Growing up in the nineties in New York City as the only child of famous parents was both a blessing and a curse for Isabelle Manning. Her beautiful society hostess mother, Claire, and New York Times bestselling author father, Ward, were the city’s intellectual It couple. Ward’s glamorous obligations often took him away from Isabelle, but Claire made sure her childhood was always filled with magic and love.
Now an adult, all Isabelle wants is to be a successful writer like her father but after many false starts and the unexpected death of her mother, she faces her upcoming thirty-fifth birthday alone and on the verge of a breakdown. Her anxiety only skyrockets when she uncovers some shocking truths about her parents and begins wondering if everything she knew about her family was all based on an elaborate lie.

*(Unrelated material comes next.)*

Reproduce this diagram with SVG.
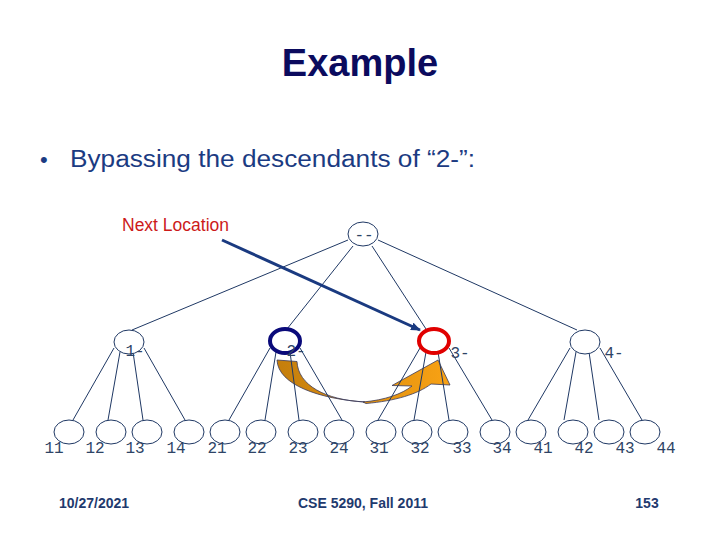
<svg xmlns="http://www.w3.org/2000/svg" width="720" height="540" viewBox="0 0 720 540">
<style>
.edge{stroke:#1F3864;stroke-width:1;fill:none}
.node{fill:#fff;stroke:#1F3864;stroke-width:1}
.lbl{font-family:"Liberation Mono","DejaVu Sans Mono",monospace;font-size:16px;fill:#2E4466}
.foot{font-family:"Liberation Sans",Arial,sans-serif;font-size:14px;font-weight:bold;fill:#1F3A6E}
</style>
<defs>
<marker id="ah" markerWidth="10" markerHeight="8" refX="9" refY="4" orient="auto" markerUnits="userSpaceOnUse">
<path d="M0,0 L10,4 L0,8 Z" fill="#1A3A80"/>
</marker>
<linearGradient id="og" x1="277" y1="0" x2="450" y2="0" gradientUnits="userSpaceOnUse">
<stop offset="0" stop-color="#C47E0C"/>
<stop offset="1" stop-color="#F9A214"/>
</linearGradient>
</defs>
<rect width="720" height="540" fill="#fff"/>
<text x="360" y="76" text-anchor="middle" font-family="Liberation Sans,Arial,sans-serif" font-size="38" font-weight="bold" fill="#0B0B5E">Example</text>
<text x="40" y="167" font-family="Liberation Sans,Arial,sans-serif" font-size="22" fill="#1B3B82">•</text>
<text x="70" y="167" font-family="Liberation Sans,Arial,sans-serif" font-size="23" fill="#1B3B82" textLength="405" lengthAdjust="spacingAndGlyphs">Bypassing the descendants of “2-”:</text>
<text x="122" y="231" font-family="Liberation Sans,Arial,sans-serif" font-size="17.5" fill="#CC1A1A">Next Location</text>
<g id="bypass-arrow">
<path d="M277,360 L297,361.5 C298,385 325,400 365,402 C320,399 278,385 277,360 Z" fill="url(#og)" stroke="#3A3A5A" stroke-width="0.8"/>
<path d="M363,402 C385,400 402,394 412,386 L392,385.5 L438,360 L450,385 L431,384 C418,394 395,401 366,403.5 Z" fill="url(#og)" stroke="#3A3A5A" stroke-width="0.8"/>
</g>
<g id="connectors">
<line class="edge" x1="348" y1="240" x2="132" y2="330"/>
<line class="edge" x1="353" y1="246" x2="287" y2="329"/>
<line class="edge" x1="372" y1="246" x2="426" y2="329"/>
<line class="edge" x1="378" y1="240" x2="577" y2="330"/>
<line class="edge" x1="114" y1="348" x2="73" y2="420"/>
<line class="edge" x1="120" y1="352" x2="108" y2="420"/>
<line class="edge" x1="133" y1="352" x2="143" y2="420"/>
<line class="edge" x1="144" y1="348" x2="185" y2="420"/>
<line class="edge" x1="270" y1="348" x2="229" y2="420"/>
<line class="edge" x1="276" y1="352" x2="265" y2="420"/>
<line class="edge" x1="290" y1="352" x2="299" y2="420"/>
<line class="edge" x1="300" y1="348" x2="342" y2="420"/>
<line class="edge" x1="420" y1="348" x2="378" y2="420"/>
<line class="edge" x1="426" y1="352" x2="414" y2="420"/>
<line class="edge" x1="438" y1="352" x2="449" y2="420"/>
<line class="edge" x1="449" y1="348" x2="492" y2="420"/>
<line class="edge" x1="570" y1="348" x2="528" y2="420"/>
<line class="edge" x1="576" y1="352" x2="564" y2="420"/>
<line class="edge" x1="589" y1="352" x2="599" y2="420"/>
<line class="edge" x1="600" y1="348" x2="642" y2="420"/>
<line x1="222" y1="240" x2="420" y2="330" stroke="#1A3A80" stroke-width="3" marker-end="url(#ah)"/>
</g>
<g id="n-root"><ellipse class="node" cx="363" cy="234" rx="15" ry="12"/><text class="lbl" x="364" y="240" text-anchor="middle">--</text></g>
<g id="n-1"><ellipse class="node" cx="129" cy="342" rx="15" ry="12"/><text class="lbl" x="135" y="356" text-anchor="middle">1-</text></g>
<g id="n-2"><ellipse class="node" cx="285" cy="341" rx="15" ry="12" style="stroke:#0A0A7A;stroke-width:4"/><text class="lbl" x="296" y="356" text-anchor="middle">2-</text></g>
<g id="n-3"><ellipse class="node" cx="434" cy="341" rx="15" ry="12" style="stroke:#E00000;stroke-width:4"/><text class="lbl" x="460" y="358" text-anchor="middle">3-</text></g>
<g id="n-4"><ellipse class="node" cx="585" cy="342" rx="15" ry="12"/><text class="lbl" x="614" y="358" text-anchor="middle">4-</text></g>
<g id="n-11"><ellipse class="node" cx="69" cy="432" rx="15" ry="12"/><text class="lbl" x="54" y="453" text-anchor="middle">11</text></g>
<g id="n-12"><ellipse class="node" cx="111" cy="432" rx="15" ry="12"/><text class="lbl" x="95" y="453" text-anchor="middle">12</text></g>
<g id="n-13"><ellipse class="node" cx="147" cy="432" rx="15" ry="12"/><text class="lbl" x="135" y="453" text-anchor="middle">13</text></g>
<g id="n-14"><ellipse class="node" cx="189" cy="432" rx="15" ry="12"/><text class="lbl" x="176" y="453" text-anchor="middle">14</text></g>
<g id="n-21"><ellipse class="node" cx="225" cy="432" rx="15" ry="12"/><text class="lbl" x="217" y="453" text-anchor="middle">21</text></g>
<g id="n-22"><ellipse class="node" cx="261" cy="432" rx="15" ry="12"/><text class="lbl" x="257" y="453" text-anchor="middle">22</text></g>
<g id="n-23"><ellipse class="node" cx="303" cy="432" rx="15" ry="12"/><text class="lbl" x="298" y="453" text-anchor="middle">23</text></g>
<g id="n-24"><ellipse class="node" cx="339" cy="432" rx="15" ry="12"/><text class="lbl" x="339" y="453" text-anchor="middle">24</text></g>
<g id="n-31"><ellipse class="node" cx="381" cy="432" rx="15" ry="12"/><text class="lbl" x="379" y="453" text-anchor="middle">31</text></g>
<g id="n-32"><ellipse class="node" cx="417" cy="432" rx="15" ry="12"/><text class="lbl" x="420" y="453" text-anchor="middle">32</text></g>
<g id="n-33"><ellipse class="node" cx="453" cy="432" rx="15" ry="12"/><text class="lbl" x="462" y="453" text-anchor="middle">33</text></g>
<g id="n-34"><ellipse class="node" cx="495" cy="432" rx="15" ry="12"/><text class="lbl" x="502" y="453" text-anchor="middle">34</text></g>
<g id="n-41"><ellipse class="node" cx="531" cy="432" rx="15" ry="12"/><text class="lbl" x="543" y="453" text-anchor="middle">41</text></g>
<g id="n-42"><ellipse class="node" cx="573" cy="432" rx="15" ry="12"/><text class="lbl" x="584" y="453" text-anchor="middle">42</text></g>
<g id="n-43"><ellipse class="node" cx="609" cy="432" rx="15" ry="12"/><text class="lbl" x="625" y="453" text-anchor="middle">43</text></g>
<g id="n-44"><ellipse class="node" cx="645" cy="432" rx="15" ry="12"/><text class="lbl" x="666" y="453" text-anchor="middle">44</text></g>
<text class="foot" x="94" y="508" text-anchor="middle">10/27/2021</text>
<text class="foot" x="363" y="508" text-anchor="middle">CSE 5290, Fall 2011</text>
<text class="foot" x="647" y="508" text-anchor="middle">153</text>
</svg>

Wry, wise, and propulsive, A Likely Story is punctuated with fragments of a compulsively readable book-within-a-book about a woman determined to steal back the spotlight from a man who has cheated his way to the top. The characters seem eerily familiar but is the plot based on fact? And more importantly, who is the author?
In Abramson's clever debut, the daughter of a famous novelist wants to be a writer, too. Isabelle Manning grows up in Manhattan idolizing her narcissistic father, Ward. But when her mother dies, she's still floundering at 34, both professionally and in her personal life. Her own novels have been rejected by publishers, and she won't allow her friendship with college classmate Brian to develop into romance. Ward is equally at sea: each of his recent books have sold fewer copies than the last, his current project is stalled, and he's beginning to worry he might have dementia. Abramson periodically interrupts her stories of the frustrated writers with passages from a manuscript about a woman who forges her artist husband's work after his death. Before Abramson reveals the author of this manuscript along with the source of its inspiration, Isabelle makes her way into the city's literary scene, then wonders if it's where she belongs after all. Though the tone shifts vertiginously from acerbic wit to heightened sentiment, the inventive structure keeps readers guessing about what the manuscript will reveal about the Mannings. It lands as a thought-provoking meditation on family.